* _Directive_
Transcribe the listing that follows in full, omitting pictures.
BEGIN Given data
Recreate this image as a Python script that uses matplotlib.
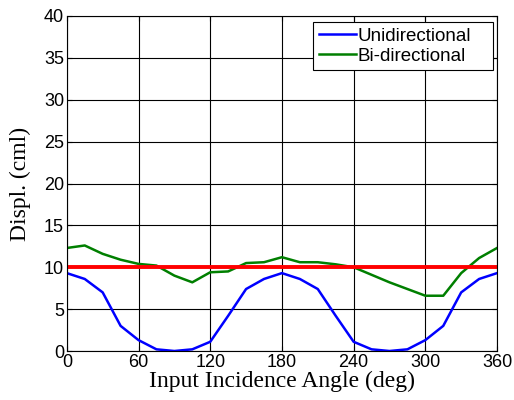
import matplotlib.pyplot as plt

angles = list(range(0, 361, 15))
uni = [9.3, 8.6, 7.0, 3.0, 1.3, 0.2, 0.0, 0.2, 1.1, 4.2, 7.4, 8.6, 9.3,
       8.6, 7.4, 4.2, 1.1, 0.2, 0.0, 0.2, 1.3, 3.0, 7.0, 8.6, 9.3]
bi = [12.3, 12.6, 11.6, 10.9, 10.4, 10.2, 9.0, 8.2, 9.4, 9.5, 10.5, 10.6, 11.2,
      10.6, 10.6, 10.35, 10.0, 9.1, 8.2, 7.4, 6.6, 6.6, 9.3, 11.1, 12.3]
ref_level = 10

fig = plt.figure(figsize=(5.14, 4.0), dpi=100)
ax = fig.add_axes([0.130, 0.1225, 0.837, 0.8375])

ax.grid(True, color="black", linewidth=0.8)
ax.set_axisbelow(True)
ax.plot(angles, uni, color="#0000ff", linewidth=1.8, label="Unidirectional")
ax.plot(angles, bi, color="#007f00", linewidth=1.8, label="Bi-directional")
ax.axhline(ref_level, color="red", linewidth=2.8)

ax.set_xlim(0, 360)
ax.set_ylim(0, 40)
ax.set_xticks(range(0, 361, 60))
ax.set_yticks(range(0, 41, 5))
ax.tick_params(direction="in", top=True, right=True, labelsize=13, pad=2)
for lbl in ax.get_xticklabels() + ax.get_yticklabels():
    lbl.set_fontfamily("Liberation Sans")

ax.set_xlabel("Input Incidence Angle (deg)", fontfamily="Liberation Serif",
              fontsize=17, labelpad=0)
ax.set_ylabel("Displ. (cml)", fontfamily="Liberation Serif", fontsize=17,
              labelpad=9)

# legend box stretched to the width seen in the original
leg = ax.legend(loc="upper left", bbox_to_anchor=(0.572, 0.0, 0.419, 0.982),
                mode="expand", prop={"family": "Liberation Sans", "size": 13.5},
                fancybox=False, edgecolor="black", framealpha=1,
                handlelength=2.0, handletextpad=0.1, borderpad=0.3,
                labelspacing=0.15, borderaxespad=0)
leg.get_frame().set_linewidth(0.8)

fig.savefig("out.png", dpi=100)
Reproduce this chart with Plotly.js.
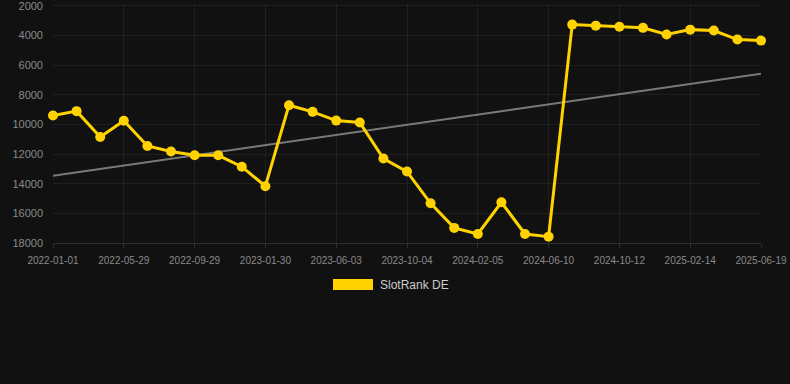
END Given data
* _Output_
Recreate this image as a Python script that uses matplotlib.
import matplotlib.pyplot as plt

angles = list(range(0, 361, 15))
uni = [9.3, 8.6, 7.0, 3.0, 1.3, 0.2, 0.0, 0.2, 1.1, 4.2, 7.4, 8.6, 9.3,
       8.6, 7.4, 4.2, 1.1, 0.2, 0.0, 0.2, 1.3, 3.0, 7.0, 8.6, 9.3]
bi = [12.3, 12.6, 11.6, 10.9, 10.4, 10.2, 9.0, 8.2, 9.4, 9.5, 10.5, 10.6, 11.2,
      10.6, 10.6, 10.35, 10.0, 9.1, 8.2, 7.4, 6.6, 6.6, 9.3, 11.1, 12.3]
ref_level = 10

fig = plt.figure(figsize=(5.14, 4.0), dpi=100)
ax = fig.add_axes([0.130, 0.1225, 0.837, 0.8375])

ax.grid(True, color="black", linewidth=0.8)
ax.set_axisbelow(True)
ax.plot(angles, uni, color="#0000ff", linewidth=1.8, label="Unidirectional")
ax.plot(angles, bi, color="#007f00", linewidth=1.8, label="Bi-directional")
ax.axhline(ref_level, color="red", linewidth=2.8)

ax.set_xlim(0, 360)
ax.set_ylim(0, 40)
ax.set_xticks(range(0, 361, 60))
ax.set_yticks(range(0, 41, 5))
ax.tick_params(direction="in", top=True, right=True, labelsize=13, pad=2)
for lbl in ax.get_xticklabels() + ax.get_yticklabels():
    lbl.set_fontfamily("Liberation Sans")

ax.set_xlabel("Input Incidence Angle (deg)", fontfamily="Liberation Serif",
              fontsize=17, labelpad=0)
ax.set_ylabel("Displ. (cml)", fontfamily="Liberation Serif", fontsize=17,
              labelpad=9)

# legend box stretched to the width seen in the original
leg = ax.legend(loc="upper left", bbox_to_anchor=(0.572, 0.0, 0.419, 0.982),
                mode="expand", prop={"family": "Liberation Sans", "size": 13.5},
                fancybox=False, edgecolor="black", framealpha=1,
                handlelength=2.0, handletextpad=0.1, borderpad=0.3,
                labelspacing=0.15, borderaxespad=0)
leg.get_frame().set_linewidth(0.8)

fig.savefig("out.png", dpi=100)
Reproduce this chart with Plotly.js.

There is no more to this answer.